Android and Chrome OS may be Google’s best-known software ventures, but the company is actually working on a third operating system. It’s called Fuchsia, and when it was first discovered in 2017, it only popped up as a single command line. Now, however, we know a lot more about the operating system.

Fuchsia looks totally different than any other mobile operating system we’ve seen, including Android, but that could be the point.

In contrast to prior Google-developed operating systems such as Chrome OS and Android, which are based on Linux kernels, Fuchsia is based on a new microkernel called “Zircon”.

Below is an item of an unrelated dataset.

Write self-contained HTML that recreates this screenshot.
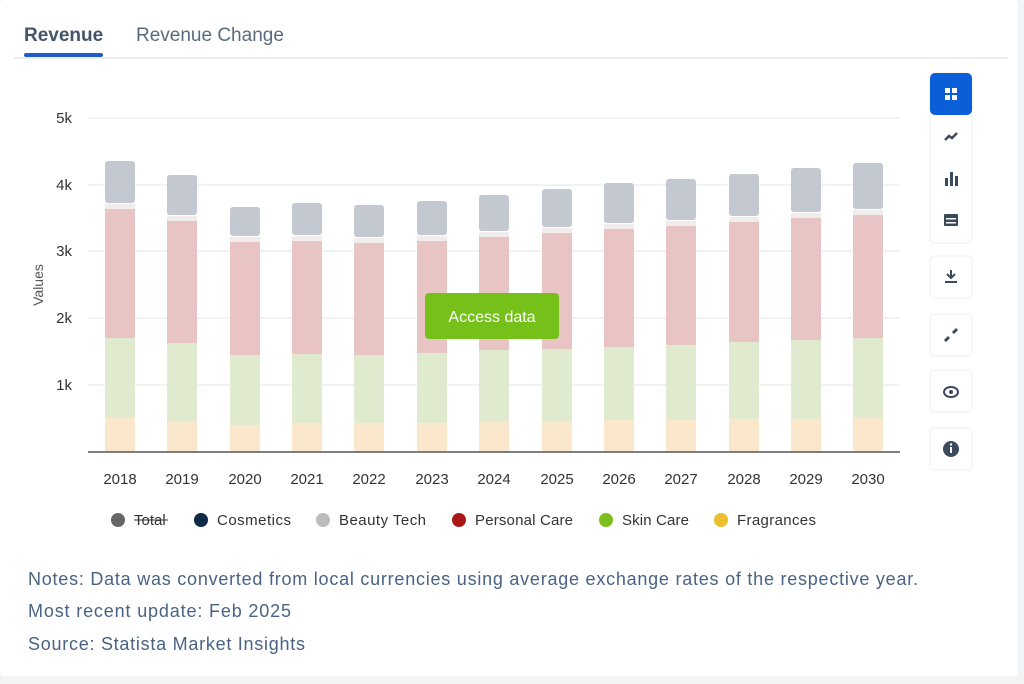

Media outlets noted that the code post on GitHub suggested Fuchsia’s capability to run on universal devices, including “dash infotainment systems for cars, to embedded devices like traffic lights and digital watches, all the way up to smartphones, tablets and PCs”. The code differs from Android and Chrome OS due to its being based on the “Zircon” kernel (formerly “Magenta”) rather than on the Linux kernel. In May 2017, Fuchsia was updated with a user interface, along with a developer writing that the project was not a “dumping ground of a dead thing”, prompting media speculation about Google’s intentions with the operating system, including the possibility of it replacing Android.

It is distributed as free and open-source software under a mix of software licenses, including BSD 3 clause, MIT, and Apache 2.0.

Fuchsia’s user interface and apps are written with Flutter, a software development kit allowing cross-platform development abilities for Fuchsia, Android and iOS. Flutter produces apps based on Dart, offering apps with high performance that run at 120 frames per second. Flutter also offers a Vulkan-based graphics rendering engine called “Escher”, with specific support for “Volumetric soft shadows”, an element that Ars Technica wrote “seems custom-built to run Google’s shadow-heavy ‘Material Design’ interface guidelines”. This OS is even used in the driverless car by Google.

Due to the Flutter software development kit offering cross-platform opportunities, users are able to install parts of Fuchsia on Android devices.

Ars Technica was impressed with the progress, noting that things were now working, and was especially pleased by the hardware support. One of the positive surprises was the support for multiple mouse pointers.

A special version of Android Runtime for Fuchsia will be developed. It will run on machines with this system from a FAR file, the equivalent of the Android APK.

Google Fuchsia centers on the idea of being able to do whatever you want on whatever device you have handy. We can see this approach in some recent moves by Google – like bringing Android Messages and a VR video editor to a broad range of devices.